There's always empathy. There's always politics. From all judges. For better or worse.
From the little I know about Sotomayor, she's not my perfect judge, but the little I know is based on the few remarks and decisions out of her whole career that her opponents have brought to the fore to make their case. In a perfect world I'd want the wisest judge available, end of story. But in this imperfect world, I just want a lefty to counterbalance a court that's too right for my taste.
It's a LOT more complicated than the simple story line both sides like to spout — and that's why I'm glad these judges are deciding questions like this, and not frickin' Rush Limbaugh, who said yesterday that the Supreme Court had decided Sonia Sotomayor was a racist. Or the woman I heard on the radio triumphantly declaring that advancement in the safety-important profession of firefighting would no longer be subordinated to the irrelevant considerations of identity politics. Uh, no: it'll just be determined by performance on a multiple-choice test. I'm frickin' awesome at multiple choice tests, and I (a) am the last person you'd want to save you from a burning building, and (b) can't get a goddam fucking job to save my life right now. So that's what I think about the testing these people are canonizing, which has nothing to do with anything, I grant you.
I've always wondered whether DOJ/OCR had the authority to promulgate disparate impact regs to effectuate the ends of a statute that requires intentional discrimination. Scalia's been itching to get to that question, and the next case might bring it.
It's surely true that disparate impact is circumstantial evidence of discrimination, and that under the present civil rights laws in employment, a person who suffers an adverse employment action when "similarly situated" persons of another race don't has a prima facie case of intentional discrimination, which the employer is entitled to rebut by showing a legitimate nondiscriminatory reason for the action. The regs aren't too far afield of these bedrock principles in the case law, providing as they do that tests that cause disparate impacts can nonetheless be sustainable on a certain affirmative showing (albeit one more substantial, I think, than legitimate nondiscriminatory basis) by the employer. But they do seem to be one or more steps beyond what folks were really after when they settled on disparate impact theories of liability — which was to "smoke out" illegitimate racial considerations that no one would dare, in the post-Civil Rights Act era, to lay out in the open.

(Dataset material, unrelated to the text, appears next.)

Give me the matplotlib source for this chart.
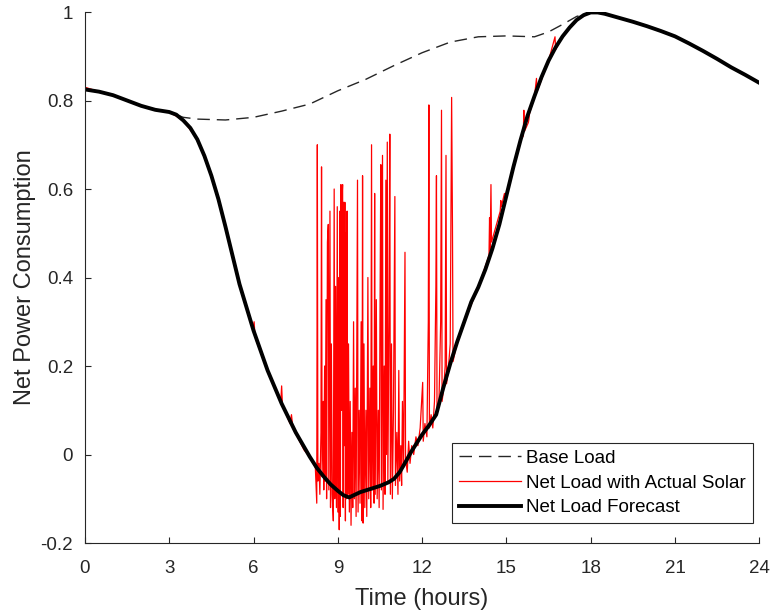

So while we can't forget the hundreds of "facially neutral" gestures that Southern whites used to keep blacks from voting and working, it's maybe a bit too far over to the other side to throw out test results on the naked showing of disparate impact, on some vague theory of cultural bias.
Let's hope the Court is able and inclined to do that bit of delicate parsing in the cases to come. For my part, I think a Sotomayor can help with that. Which probably makes me a racist.